The Ego’s Storytelling Trap

The ego fuels this cycle, curating images and idealized selves to soothe insecurity. Fetishized relationships often look like cultural exchange but are shallow bonds dressed in novelty. Archetypes repeat themselves—the Seeker, the Lover, the Rebel—recycling projection and hunger for validation. Until we confront these shadows, we remain trapped in a labyrinth of mirrors, unable to find self-awareness or authentic connection. Fetishized love is not love at all—it is mutually destructive, self-degrading, and false.

Toward Integration

The solution lies not in compromise but in confrontation. To heal, one must understand the inner fractures of both fetishizer and fetishized—their motives, wounds, and projections. Fetishization is rooted from low self-esteem, fragmented identity, and alienation from the native culture.
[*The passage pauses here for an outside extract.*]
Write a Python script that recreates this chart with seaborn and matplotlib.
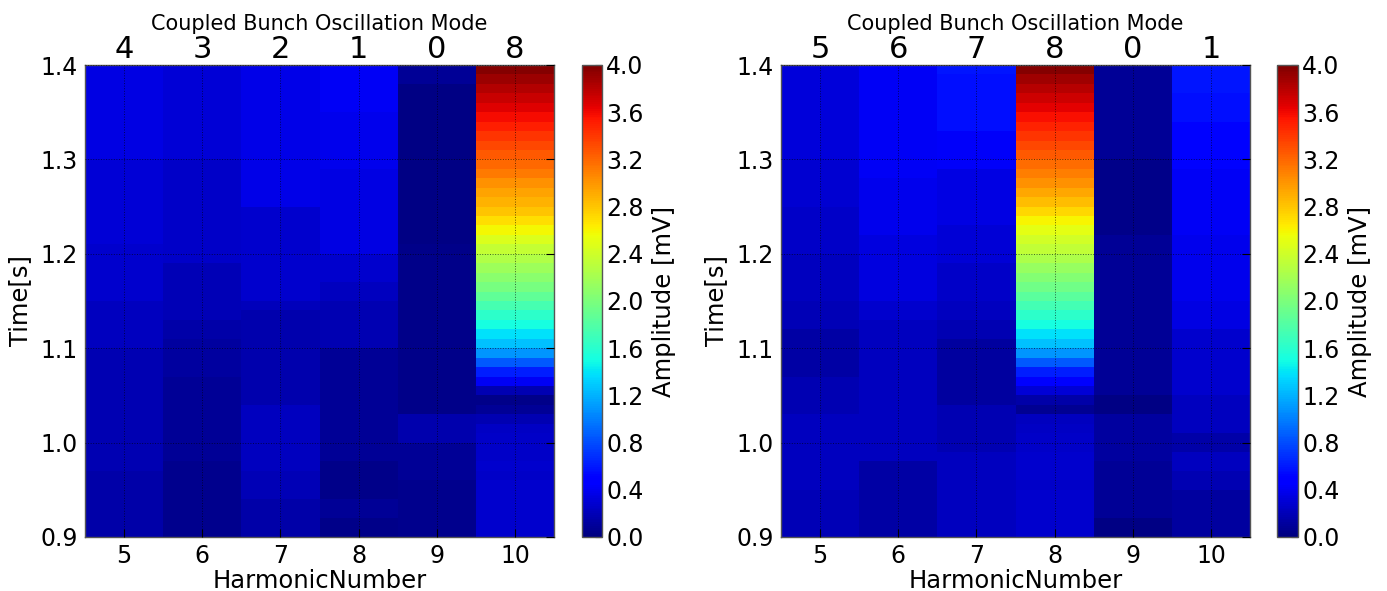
import numpy as np
import pandas as pd
import matplotlib
matplotlib.use("Agg")
import matplotlib.pyplot as plt
import seaborn as sns

# ---------------- data ----------------
# start time of each row [s]
times = [0.90, 0.91, 0.92, 0.93, 0.94, 0.95, 0.96, 0.97, 0.98, 0.99,
         1.00, 1.01, 1.02, 1.03, 1.04, 1.05, 1.06, 1.07, 1.08, 1.09,
         1.10, 1.11, 1.12, 1.13, 1.14, 1.15, 1.16, 1.17, 1.18, 1.19,
         1.20, 1.21, 1.22, 1.23, 1.24, 1.25, 1.26, 1.27, 1.28, 1.29,
         1.30, 1.31, 1.32, 1.33, 1.34, 1.35, 1.36, 1.37, 1.38, 1.39]
harmonics = [5, 6, 7, 8, 9, 10]
modes_left = ["4", "3", "2", "1", "0", "8"]
modes_right = ["5", "6", "7", "8", "0", "1"]
ytick_values = [0.9, 1.0, 1.1, 1.2, 1.3, 1.4]
ytick_labels = ["0.9", "1.0", "1.1", "1.2", "1.3", "1.4"]
cbar_ticks = [0.0, 0.4, 0.8, 1.2, 1.6, 2.0, 2.4, 2.8, 3.2, 3.6, 4.0]

# left panel amplitudes [mV], bottom (0.90 s) to top (1.39 s)
left_h5 = [0.15, 0.15, 0.15, 0.15, 0.15, 0.15, 0.15, 0.18, 0.18, 0.18,
           0.18, 0.18, 0.18, 0.18, 0.18, 0.18, 0.18, 0.18, 0.18, 0.18,
           0.22, 0.22, 0.22, 0.22, 0.22, 0.27, 0.27, 0.27, 0.27, 0.27,
           0.27, 0.30, 0.30, 0.30, 0.30, 0.30, 0.30, 0.30, 0.30, 0.30,
           0.35, 0.35, 0.35, 0.35, 0.35, 0.35, 0.35, 0.35, 0.35, 0.35]
left_h6 = [0.06, 0.06, 0.06, 0.06, 0.06, 0.06, 0.06, 0.06, 0.08, 0.08,
           0.08, 0.08, 0.08, 0.08, 0.08, 0.08, 0.08, 0.11, 0.11, 0.11,
           0.11, 0.15, 0.15, 0.20, 0.20, 0.20, 0.20, 0.20, 0.20, 0.25,
           0.25, 0.25, 0.25, 0.25, 0.25, 0.25, 0.25, 0.25, 0.25, 0.25,
           0.30, 0.30, 0.30, 0.30, 0.30, 0.30, 0.30, 0.30, 0.30, 0.30]
left_h7 = [0.15, 0.15, 0.15, 0.15, 0.20, 0.20, 0.20, 0.22, 0.22, 0.22,
           0.22, 0.22, 0.22, 0.22, 0.17, 0.17, 0.17, 0.17, 0.17, 0.17,
           0.17, 0.17, 0.17, 0.17, 0.21, 0.27, 0.27, 0.27, 0.27, 0.27,
           0.27, 0.27, 0.27, 0.27, 0.27, 0.36, 0.36, 0.36, 0.36, 0.36,
           0.36, 0.36, 0.36, 0.36, 0.36, 0.36, 0.36, 0.36, 0.36, 0.36]
left_h8 = [0.045, 0.045, 0.08, 0.08, 0.045, 0.045, 0.045, 0.045, 0.08, 0.08,
           0.08, 0.08, 0.08, 0.08, 0.08, 0.08, 0.08, 0.08, 0.08, 0.08,
           0.18, 0.18, 0.18, 0.18, 0.18, 0.23, 0.23, 0.28, 0.28, 0.28,
           0.35, 0.35, 0.35, 0.35, 0.35, 0.35, 0.35, 0.35, 0.35, 0.39,
           0.39, 0.39, 0.39, 0.39, 0.39, 0.42, 0.42, 0.42, 0.42, 0.42]
left_h9 = [0.06, 0.06, 0.06, 0.06, 0.06, 0.06, 0.08, 0.08, 0.08, 0.08,
           0.165, 0.165, 0.165, 0.045, 0.045, 0.045, 0.045, 0.045, 0.045, 0.045,
           0.045, 0.045, 0.045, 0.045, 0.045, 0.045, 0.045, 0.045, 0.045, 0.045,
           0.045, 0.03, 0.03, 0.03, 0.03, 0.03, 0.03, 0.03, 0.03, 0.03,
           0.03, 0.03, 0.03, 0.03, 0.03, 0.03, 0.03, 0.03, 0.08, 0.08]
left_h10 = [0.27, 0.27, 0.27, 0.28, 0.27, 0.27, 0.26, 0.27, 0.26, 0.25,
            0.25, 0.24, 0.18, 0.08, 0.04, 0.18, 0.42, 0.62, 0.85, 1.08,
            1.25, 1.38, 1.50, 1.62, 1.74, 1.86, 1.97, 2.07, 2.17, 2.26,
            2.35, 2.46, 2.58, 2.70, 2.80, 2.88, 2.95, 3.03, 3.11, 3.19,
            3.26, 3.33, 3.42, 3.50, 3.58, 3.66, 3.74, 3.82, 3.90, 3.98]

# right panel amplitudes [mV]
right_h5 = [0.20, 0.20, 0.20, 0.20, 0.20, 0.22, 0.22, 0.22, 0.22, 0.22,
            0.22, 0.22, 0.22, 0.18, 0.18, 0.18, 0.18, 0.13, 0.13, 0.13,
            0.13, 0.13, 0.20, 0.20, 0.20, 0.22, 0.22, 0.22, 0.22, 0.22,
            0.25, 0.25, 0.25, 0.25, 0.25, 0.285, 0.285, 0.285, 0.285, 0.285,
            0.32, 0.32, 0.32, 0.32, 0.32, 0.32, 0.32, 0.32, 0.32, 0.32]
right_h6 = [0.13, 0.13, 0.13, 0.13, 0.13, 0.13, 0.13, 0.13, 0.22, 0.22,
            0.22, 0.22, 0.22, 0.22, 0.22, 0.22, 0.22, 0.22, 0.22, 0.22,
            0.22, 0.22, 0.22, 0.27, 0.27, 0.34, 0.34, 0.34, 0.34, 0.34,
            0.34, 0.34, 0.38, 0.38, 0.38, 0.38, 0.38, 0.38, 0.42, 0.42,
            0.42, 0.42, 0.42, 0.42, 0.42, 0.42, 0.42, 0.42, 0.42, 0.42]
right_h7 = [0.23, 0.23, 0.23, 0.23, 0.23, 0.23, 0.23, 0.23, 0.23, 0.18,
            0.18, 0.18, 0.18, 0.18, 0.11, 0.11, 0.11, 0.11, 0.11, 0.11,
            0.11, 0.18, 0.18, 0.22, 0.22, 0.25, 0.25, 0.25, 0.25, 0.30,
            0.30, 0.30, 0.30, 0.35, 0.35, 0.35, 0.35, 0.35, 0.35, 0.43,
            0.43, 0.43, 0.43, 0.55, 0.55, 0.55, 0.55, 0.55, 0.55, 0.58]
right_h8 = [0.27, 0.27, 0.28, 0.27, 0.27, 0.26, 0.27, 0.27, 0.27, 0.26,
            0.25, 0.24, 0.22, 0.07, 0.15, 0.30, 0.44, 0.62, 0.85, 1.08,
            1.25, 1.38, 1.50, 1.61, 1.72, 1.83, 1.94, 2.04, 2.14, 2.24,
            2.33, 2.42, 2.51, 2.60, 2.72, 2.83, 2.93, 3.02, 3.10, 3.18,
            3.26, 3.33, 3.41, 3.49, 3.57, 3.65, 3.73, 3.81, 3.89, 3.97]
right_h9 = [0.025, 0.025, 0.08, 0.08, 0.08, 0.08, 0.08, 0.08, 0.11, 0.11,
            0.11, 0.11, 0.11, 0.025, 0.025, 0.08, 0.08, 0.08, 0.08, 0.08,
            0.08, 0.08, 0.08, 0.08, 0.08, 0.08, 0.08, 0.08, 0.08, 0.08,
            0.08, 0.08, 0.045, 0.045, 0.045, 0.045, 0.045, 0.045, 0.045, 0.045,
            0.08, 0.08, 0.08, 0.08, 0.08, 0.08, 0.08, 0.08, 0.08, 0.08]
right_h10 = [0.11, 0.11, 0.11, 0.11, 0.11, 0.18, 0.18, 0.22, 0.22, 0.15,
             0.15, 0.22, 0.22, 0.22, 0.22, 0.27, 0.27, 0.27, 0.27, 0.27,
             0.27, 0.27, 0.35, 0.35, 0.35, 0.39, 0.39, 0.39, 0.39, 0.39,
             0.39, 0.39, 0.41, 0.41, 0.41, 0.41, 0.41, 0.41, 0.41, 0.50,
             0.50, 0.50, 0.50, 0.50, 0.56, 0.56, 0.56, 0.58, 0.58, 0.58]

left_df = pd.DataFrame({5: left_h5, 6: left_h6, 7: left_h7, 8: left_h8,
                        9: left_h9, 10: left_h10}, index=times)[harmonics]
right_df = pd.DataFrame({5: right_h5, 6: right_h6, 7: right_h7, 8: right_h8,
                         9: right_h9, 10: right_h10}, index=times)[harmonics]

# ---------------- style ----------------
sns.set_style("white")
plt.rcParams["font.family"] = ["DejaVu Sans"]
for key in ["text.color", "axes.labelcolor", "xtick.color", "ytick.color"]:
    plt.rcParams[key] = "black"

W, H = 1387, 591
fig = plt.figure(figsize=(W / 100, H / 100), dpi=100)


def fx(px):
    return px / W


def fy(py_top, py_bot):
    return (H - py_bot) / H, (py_bot - py_top) / H


b, h = fy(65, 537)
panels = [
    (left_df, modes_left, [fx(85), b, fx(469), h], [fx(582), b, fx(20), h]),
    (right_df, modes_right, [fx(781), b, fx(469), h], [fx(1277), b, fx(21), h]),
]

dt = times[1] - times[0]
for df, modes, axpos, cpos in panels:
    ax = fig.add_axes(axpos)
    cax = fig.add_axes(cpos)
    sns.heatmap(df, ax=ax, cbar_ax=cax, cmap="jet", vmin=0, vmax=4,
                xticklabels=False, yticklabels=False,
                cbar_kws={"ticks": cbar_ticks})
    nrows = len(df.index)
    ax.set_ylim(0, nrows)  # early times at bottom
    ax.set_xlim(0, len(harmonics))

    xpos = [i + 0.5 for i in range(len(harmonics))]
    ypos = [(v - times[0]) / dt for v in ytick_values]
    ax.set_xticks(xpos)
    ax.set_xticklabels([str(hn) for hn in harmonics], fontsize=17)
    ax.set_yticks(ypos)
    ax.set_yticklabels(ytick_labels, fontsize=17)
    ax.tick_params(axis="both", direction="in", length=6, width=0.8,
                   color="black", top=False, right=True, pad=5)
    ax.set_xlabel("HarmonicNumber", fontsize=17.5, labelpad=1)
    ax.set_ylabel("Time[s]", fontsize=17.5, labelpad=6)

    ax.set_axisbelow(False)
    ax.grid(True, linestyle=":", color="black", linewidth=0.7, alpha=0.6)
    for s in ax.spines.values():
        s.set_visible(True)
        s.set_color("#555555")
        s.set_linewidth(1.0)

    top = ax.twiny()
    top.set_xlim(ax.get_xlim())
    top.set_xticks(xpos)
    top.set_xticklabels(modes, fontsize=22)
    top.tick_params(axis="x", length=0, pad=1)
    top.set_xlabel("Coupled Bunch Oscillation Mode", fontsize=15, labelpad=3)
    for s in top.spines.values():
        s.set_visible(False)

    cbar = ax.collections[0].colorbar
    cbar.outline.set_visible(True)
    cbar.outline.set_linewidth(1.0)
    cbar.outline.set_edgecolor("#555555")
    cax.tick_params(direction="in", length=5, width=0.8, labelsize=17, pad=3)
    cax.set_yticklabels([f"{t:.1f}" for t in cbar_ticks])
    cbar.set_label("Amplitude [mV]", fontsize=17.5, labelpad=6)

fig.savefig("out.png", dpi=100)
Belonging, therefore, begins with finding the inner-self.

This is individuation: integrating shadow and light, self and shadow by recognizing projections, and understanding their origins. It means confronting your shadow directly—not indulging it, but engaging it with honesty. To reflect on the shadow, you must release the ego, the rationalizations that disguise fetishization as romance. Recognize that true love is not performance, nor appropriation.

This is an act of courage: to fracture the façade, to re-live your soul untethered from cultural scripts and external approval. Your body is the temple of your soul. To be truly sovereign and free, you must not be controlled by the mind’s illusions. Detach, ground, and unlearn. Approach relationships with clarity, not projection. To be sovereign and free, we must stop indulging in the ego’s illusions. Re-center the soul in alignment, and only then can we discover who we truly are.